If every producer, financier, every studio, every network and every agency would make a conscious effort to achieve gender parity (and stop making excuses or justifications), this conversation could end in a year. For every male director you back, back a female director. For every male writer you hire, hire a female writer. For every male-driven film, back a female-driven film. For every short list that an agency sends to a studio suggesting directors or writers, make it 50/50. Don’t say, “We tried to hire a female director, but we couldn’t find one.” This is just not true.
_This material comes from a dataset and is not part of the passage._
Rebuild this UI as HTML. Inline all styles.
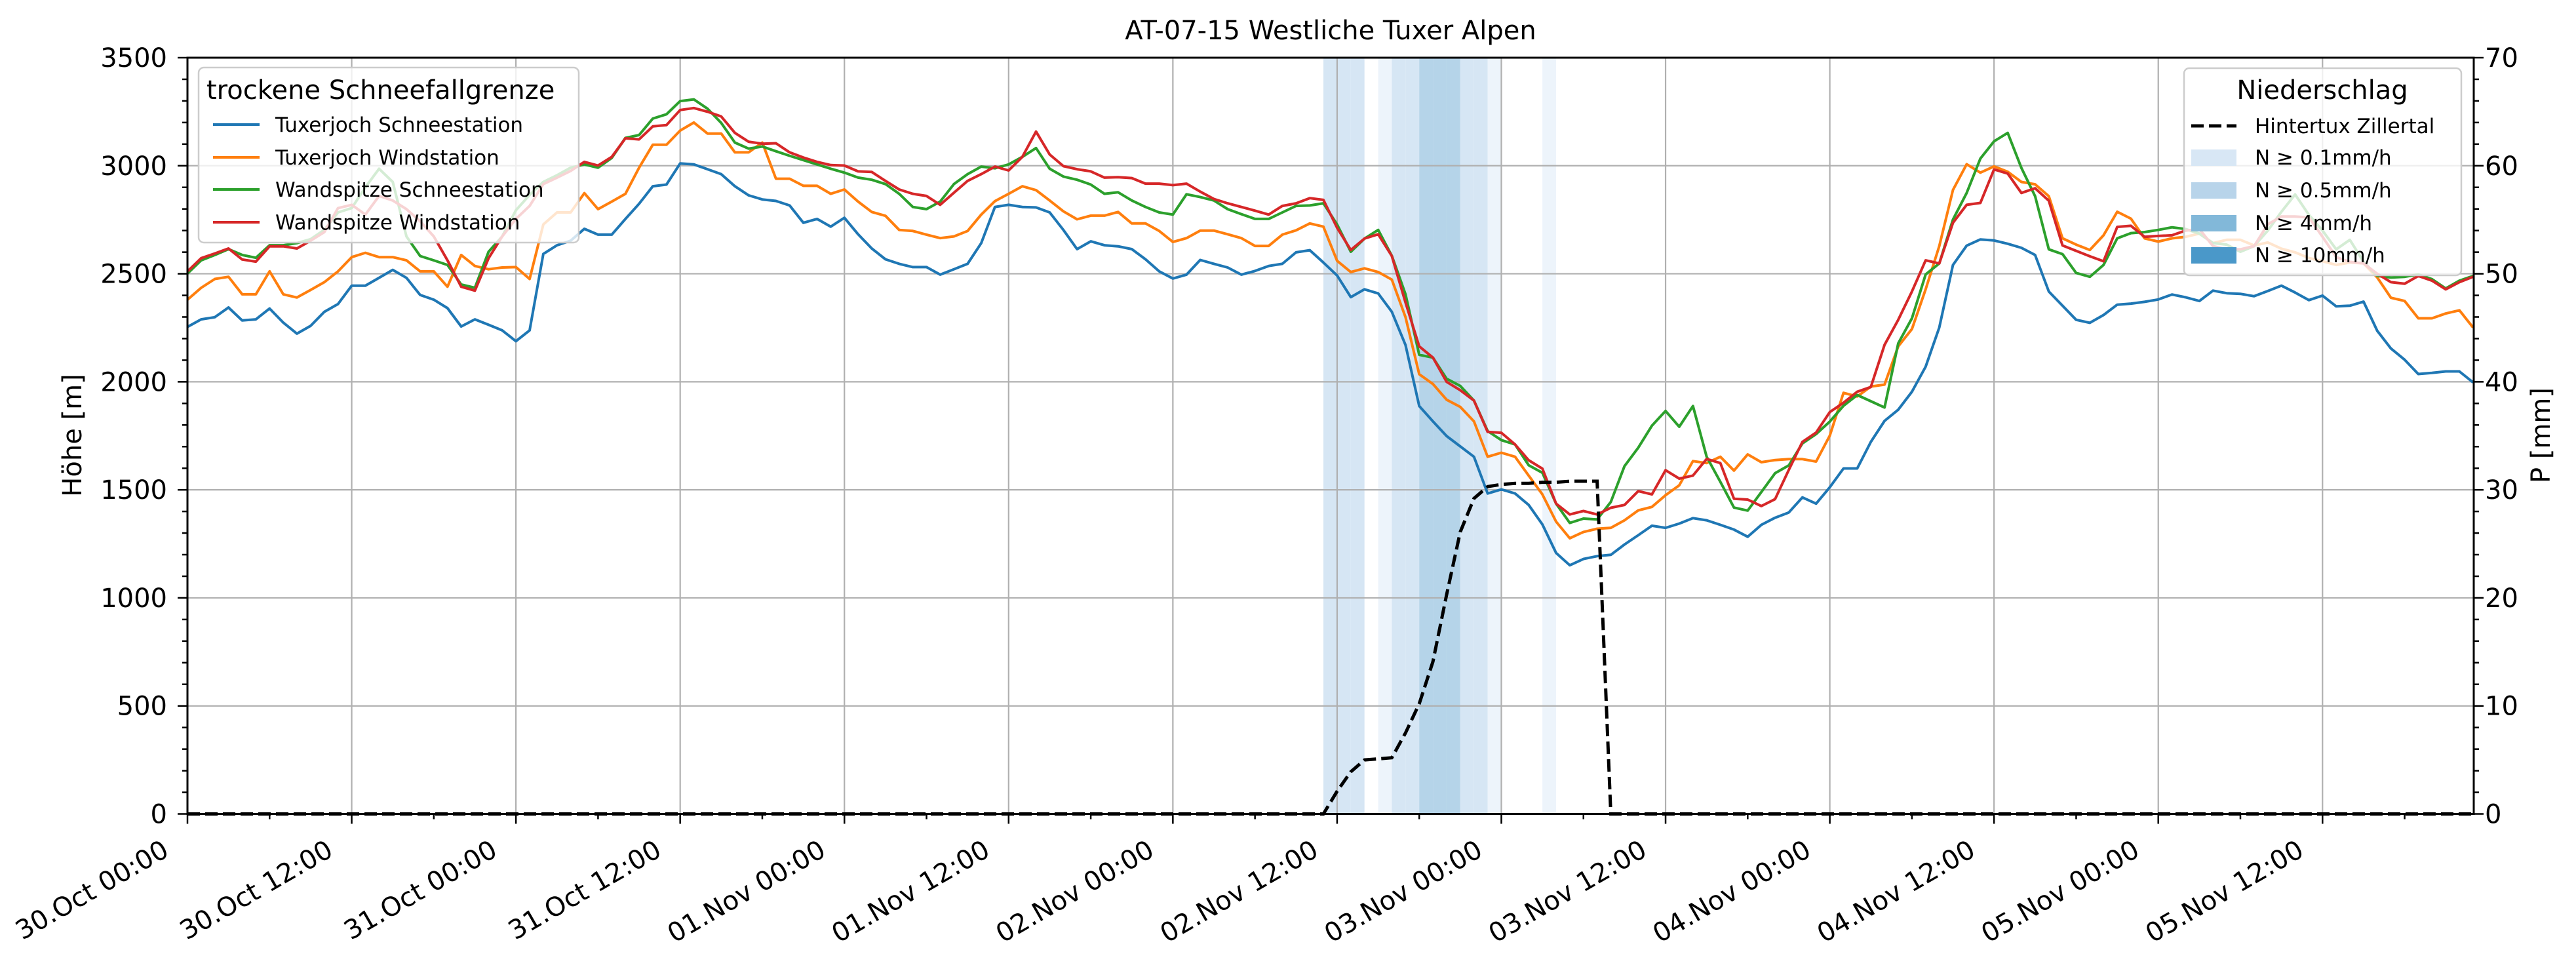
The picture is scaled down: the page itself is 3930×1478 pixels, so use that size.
<!DOCTYPE html>
<html><head><meta charset="utf-8"><title>AT-07-15 Westliche Tuxer Alpen</title>
<style>html,body{margin:0;padding:0;background:#fff;}svg{display:block;font-family:"DejaVu Sans","Liberation Sans",sans-serif;}</style>
</head><body>
<svg id="chart" xmlns="http://www.w3.org/2000/svg" width="3930" height="1478" viewBox="0 0 3930 1478">
<rect width="3930" height="1478" fill="#fff"/>
<g id="bands"></g>
<g id="grid"></g>
<g id="series"></g>
<g id="axes"></g>
<text x="2030" y="60" font-size="40" text-anchor="middle">AT-07-15 Westliche Tuxer Alpen</text>
<text x="0" y="0" font-size="40" text-anchor="middle" transform="translate(124,664) rotate(-90)">Höhe [m]</text>
<text x="0" y="0" font-size="40" text-anchor="middle" transform="translate(3890,664) rotate(-90)">P [mm]</text>
<g id="legend-left">
 <rect x="303" y="103" width="580" height="267" rx="8" fill="#fff" fill-opacity="0.8" stroke="#cccccc" stroke-width="2.5"/>
 <text x="315" y="151" font-size="40">trockene Schneefallgrenze</text>
 <g><line x1="325" y1="190" x2="396" y2="190" stroke="#1f77b4" stroke-width="4"/><text x="420" y="201" font-size="31">Tuxerjoch Schneestation</text></g>
 <g><line x1="325" y1="240" x2="396" y2="240" stroke="#ff7f0e" stroke-width="4"/><text x="420" y="251" font-size="31">Tuxerjoch Windstation</text></g>
 <g><line x1="325" y1="289" x2="396" y2="289" stroke="#2ca02c" stroke-width="4"/><text x="420" y="300" font-size="31">Wandspitze Schneestation</text></g>
 <g><line x1="325" y1="339" x2="396" y2="339" stroke="#d62728" stroke-width="4"/><text x="420" y="350" font-size="31">Wandspitze Windstation</text></g>
</g>
<g id="legend-right">
 <rect x="3332" y="104" width="423" height="316" rx="8" fill="#fff" fill-opacity="0.8" stroke="#cccccc" stroke-width="2.5"/>
 <text x="3543" y="151" font-size="40" text-anchor="middle">Niederschlag</text>
 <g><line x1="3343" y1="192" x2="3412" y2="192" stroke="#000" stroke-width="5" stroke-dasharray="19,8"/><text x="3440" y="203" font-size="31">Hintertux Zillertal</text></g>
 <g><rect x="3343" y="228" width="69" height="25" fill="#d8e7f5"/><text x="3440" y="251" font-size="31">N ≥ 0.1mm/h</text></g>
 <g><rect x="3343" y="278" width="69" height="25" fill="#b8d4ea"/><text x="3440" y="301" font-size="31">N ≥ 0.5mm/h</text></g>
 <g><rect x="3343" y="328" width="69" height="25" fill="#82b8d9"/><text x="3440" y="351" font-size="31">N ≥ 4mm/h</text></g>
 <g><rect x="3343" y="377" width="69" height="25" fill="#4a98c9"/><text x="3440" y="400" font-size="31">N ≥ 10mm/h</text></g>
</g>
</svg>
<script>
const tuxerjochSchnee = [2254,2289,2299,2344,2284,2289,2339,2274,2223,2259,
2324,2360,2445,2445,2481,2518,2481,2402,2380,2341,
2256,2289,2264,2238,2188,2238,2592,2632,2653,2708,
2681,2681,2754,2824,2905,2913,3011,3006,2984,2961,
2905,2863,2844,2837,2816,2736,2754,2718,2759,2683,
2617,2567,2546,2531,2531,2496,2521,2546,2642,2809,
2819,2809,2807,2784,2703,2614,2650,2632,2627,2614,
2567,2511,2478,2496,2564,2546,2529,2496,2513,2536,
2546,2599,2609,2552,2492,2392,2428,2409,2324,2170,
1888,1817,1749,1701,1653,1483,1502,1483,1430,1340,
1208,1151,1180,1193,1199,1247,1290,1334,1324,1344,
1369,1359,1338,1316,1283,1338,1371,1395,1465,1436,
1512,1599,1599,1722,1819,1871,1954,2070,2251,2541,
2630,2659,2654,2639,2620,2587,2418,2352,2287,2273,
2309,2357,2362,2370,2381,2404,2391,2374,2422,2410,
2407,2396,2420,2445,2413,2378,2399,2349,2352,2371,
2236,2154,2102,2036,2041,2048,2048,1997];
const tuxerjochWind = [2380,2435,2476,2486,2405,2405,2511,2405,2390,2425,
2461,2511,2577,2597,2577,2577,2562,2511,2511,2440,
2587,2536,2521,2529,2531,2476,2728,2784,2784,2873,
2799,2834,2870,2991,3097,3097,3163,3200,3149,3149,
3062,3062,3107,2940,2940,2907,2907,2870,2890,2834,
2786,2768,2703,2698,2681,2665,2673,2698,2774,2836,
2870,2905,2887,2839,2789,2752,2769,2769,2786,2733,
2733,2698,2647,2665,2700,2700,2683,2665,2629,2629,
2681,2701,2733,2718,2560,2508,2525,2508,2473,2299,
2035,1990,1917,1884,1817,1653,1672,1653,1566,1479,
1353,1276,1305,1320,1324,1359,1405,1421,1475,1521,
1633,1624,1653,1589,1664,1628,1638,1642,1642,1631,
1751,1949,1932,1978,1987,2164,2244,2428,2628,2888,
3007,2968,2997,2972,2925,2914,2859,2664,2635,2610,
2678,2787,2755,2664,2649,2664,2671,2686,2642,2657,
2657,2631,2645,2616,2599,2573,2558,2541,2552,2548,
2483,2389,2374,2294,2294,2316,2331,2251];
const wandspitzeSchnee = [2501,2562,2587,2614,2587,2574,2632,2632,2642,2660,
2703,2784,2804,2900,2986,2925,2673,2582,2562,2541,
2450,2435,2602,2673,2794,2865,2925,2956,2991,3006,
2991,3036,3129,3142,3218,3238,3299,3307,3264,3198,
3107,3079,3089,3067,3046,3026,3006,2986,2968,2945,
2935,2915,2870,2809,2799,2834,2915,2961,2996,2988,
3006,3041,3082,2986,2950,2935,2913,2870,2877,2839,
2809,2784,2774,2868,2855,2839,2799,2776,2754,2754,
2784,2814,2816,2826,2728,2602,2663,2703,2583,2405,
2125,2112,2014,1981,1913,1772,1730,1710,1614,1579,
1436,1347,1367,1363,1444,1610,1695,1797,1865,1792,
1888,1653,1537,1418,1404,1490,1577,1613,1715,1758,
1816,1889,1939,1910,1881,2178,2294,2497,2548,2751,
2874,3033,3113,3152,2990,2859,2613,2591,2504,2486,
2541,2664,2688,2693,2703,2715,2707,2686,2642,2635,
2602,2628,2700,2787,2867,2773,2700,2613,2657,2555,
2490,2483,2486,2497,2475,2432,2468,2490];
const wandspitzeWind = [2511,2572,2594,2617,2566,2556,2627,2627,2617,2653,
2693,2804,2819,2774,2860,2839,2799,2743,2673,2562,
2440,2422,2572,2673,2754,2814,2915,2945,2976,3018,
3001,3041,3127,3122,3182,3188,3258,3267,3250,3228,
3152,3111,3102,3104,3062,3038,3018,3003,3001,2974,
2971,2930,2890,2870,2860,2819,2875,2930,2961,2996,
2978,3041,3158,3052,2998,2984,2974,2945,2947,2943,
2917,2917,2910,2917,2880,2846,2826,2809,2792,2774,
2814,2826,2850,2842,2713,2610,2663,2683,2582,2367,
2164,2112,2000,1961,1913,1768,1764,1710,1637,1598,
1436,1386,1402,1386,1417,1430,1494,1479,1591,1552,
1566,1643,1624,1459,1455,1425,1457,1592,1722,1765,
1860,1903,1954,1976,2171,2287,2418,2562,2548,2736,
2819,2828,2983,2964,2874,2896,2838,2631,2606,2581,
2558,2717,2722,2671,2675,2678,2700,2707,2628,2613,
2613,2628,2729,2765,2765,2761,2671,2577,2555,2548,
2500,2461,2454,2490,2468,2428,2461,2486];
const precipHintertux = [0,0,0,0,0,0,0,0,0,0,0,0,
0,0,0,0,0,0,0,0,0,0,0,0,
0,0,0,0,0,0,0,0,0,0,0,0,
0,0,0,0,0,0,0,0,0,0,0,0,
0,0,0,0,0,0,0,0,0,0,0,0,
0,0,0,0,0,0,0,0,0,0,0,0,
0,0,0,0,0,0,0,0,0,0,0,0,
2.1,3.9,5.0,5.1,5.2,7.5,10.2,14.1,20.3,26.1,29.2,30.3,30.5,30.6,30.6,30.7,30.7,30.8,30.8,30.8,
0,0,0,0,0,0,0,0,0,0,0,0,
0,0,0,0,0,0,0,0,0,0,0,0,
0,0,0,0,0,0,0,0,0,0,0,0,
0,0,0,0,0,0,0,0,0,0,0,0,
0,0,0,0,0,0,0,0,0,0,0,0,
0,0,0,0];
const bandHours = [83,84,85,87,88,89,90,91,92,93,94,95,99];
const bandLevels = [1,1,1,0,1,1,2,2,2,1,1,0,0];
const xTickLabels = ["30.Oct 00:00","30.Oct 12:00","31.Oct 00:00","31.Oct 12:00","01.Nov 00:00","01.Nov 12:00","02.Nov 00:00","02.Nov 12:00","03.Nov 00:00","03.Nov 12:00","04.Nov 00:00","04.Nov 12:00","05.Nov 00:00","05.Nov 12:00"];
const yTicks = [0,500,1000,1500,2000,2500,3000,3500];
const y2Ticks = [0,10,20,30,40,50,60,70];

const NS = "http://www.w3.org/2000/svg";
const L = 286, R = 3774, T = 88, B = 1241.5;
const HMAX = 167.05, YMAX = 3500, PMAX = 70;
function xs(h){ return L + h * (R - L) / HMAX; }
function ys(m){ return B - m * (B - T) / YMAX; }
function yp(p){ return B - p * (B - T) / PMAX; }
function mk(tag, attrs, parent){
  const e = document.createElementNS(NS, tag);
  for (const k in attrs) e.setAttribute(k, attrs[k]);
  parent.appendChild(e);
  return e;
}
const gBands = document.getElementById('bands');
const gGrid = document.getElementById('grid');
const gSeries = document.getElementById('series');
const gAxes = document.getElementById('axes');
const bandColors = ["#edf4fb","#d6e6f4","#b5d4e9","#4a98c9"];

bandHours.forEach((h, i) => {
  const r = mk('rect', {x: xs(h), y: T, width: xs(h + 1) - xs(h), height: B - T, fill: bandColors[bandLevels[i]]}, gBands);
  
  
});

xTickLabels.forEach((lab, i) => {
  const x = xs(i * 12);
  const g = mk('line', {x1: x, y1: T, x2: x, y2: B, stroke: '#b0b0b0', 'stroke-width': 2.2}, gGrid);
  
  
});
yTicks.forEach(v => {
  const y = ys(v);
  const g = mk('line', {x1: L, y1: y, x2: R, y2: y, stroke: '#b0b0b0', 'stroke-width': 2.2}, gGrid);
  
  
});

function drawSeries(arr, color, name){
  const pts = arr.map((v, h) => xs(h).toFixed(1) + ',' + ys(v).toFixed(1)).join(' ');
  const p = mk('polyline', {points: pts, fill: 'none', stroke: color, 'stroke-width': 4, 'stroke-linejoin': 'round'}, gSeries);
  
  
}
drawSeries(tuxerjochSchnee, '#1f77b4', 'line-tuxerjoch-schneestation');
drawSeries(tuxerjochWind, '#ff7f0e', 'line-tuxerjoch-windstation');
drawSeries(wandspitzeSchnee, '#2ca02c', 'line-wandspitze-schneestation');
drawSeries(wandspitzeWind, '#d62728', 'line-wandspitze-windstation');
const pPts = precipHintertux.map((v, h) => xs(h).toFixed(1) + ',' + yp(v).toFixed(1)).join(' ');
const pl = mk('polyline', {points: pPts, fill: 'none', stroke: '#000', 'stroke-width': 5, 'stroke-dasharray': '19,8'}, gSeries);



const frame = mk('rect', {x: L, y: T, width: R - L, height: B - T, fill: 'none', stroke: '#000', 'stroke-width': 3}, gAxes);



for (let h = 0; h <= 166; h += 6) {
  const major = h % 12 === 0;
  mk('line', {x1: xs(h), y1: B, x2: xs(h), y2: B + (major ? 15 : 8), stroke: '#000', 'stroke-width': 2.5}, gAxes);
}
xTickLabels.forEach((lab, i) => {
  const ax = xs(i * 12) - 26, ay = 1304;
  const t = mk('text', {x: ax, y: ay, 'font-size': 40, 'text-anchor': 'end', transform: 'rotate(-30 ' + ax + ' ' + ay + ')'}, gAxes);
  t.textContent = lab;
  
  
});
for (let v = 0; v <= 3500; v += 100) {
  const major = v % 500 === 0;
  mk('line', {x1: L, y1: ys(v), x2: L - (major ? 15 : 8), y2: ys(v), stroke: '#000', 'stroke-width': 2.5}, gAxes);
}
yTicks.forEach(v => {
  const t = mk('text', {x: 255, y: ys(v) + 14, 'font-size': 40, 'text-anchor': 'end'}, gAxes);
  t.textContent = String(v);
  
  
});
for (let p = 0; p <= 70; p += 2) {
  const major = p % 10 === 0;
  mk('line', {x1: R, y1: yp(p), x2: R + (major ? 15 : 8), y2: yp(p), stroke: '#000', 'stroke-width': 2.5}, gAxes);
}
y2Ticks.forEach(p => {
  const t = mk('text', {x: 3791, y: yp(p) + 14, 'font-size': 40}, gAxes);
  t.textContent = String(p);
  
  
});
</script>
</body></html>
You might have to make a bit more effort, but every single year there are dozens of strong films directed by women that somehow fight the odds and get made and get into film festivals – and usually get ignored.
The facts show that female-oriented projects are profitable. I encourage our industry to be brave, get ahead of the ACLU initiative, become an early adaptor, lead the charge, be on the right side of history. Show that gender parity and inclusivity is possible and desirable and important!!!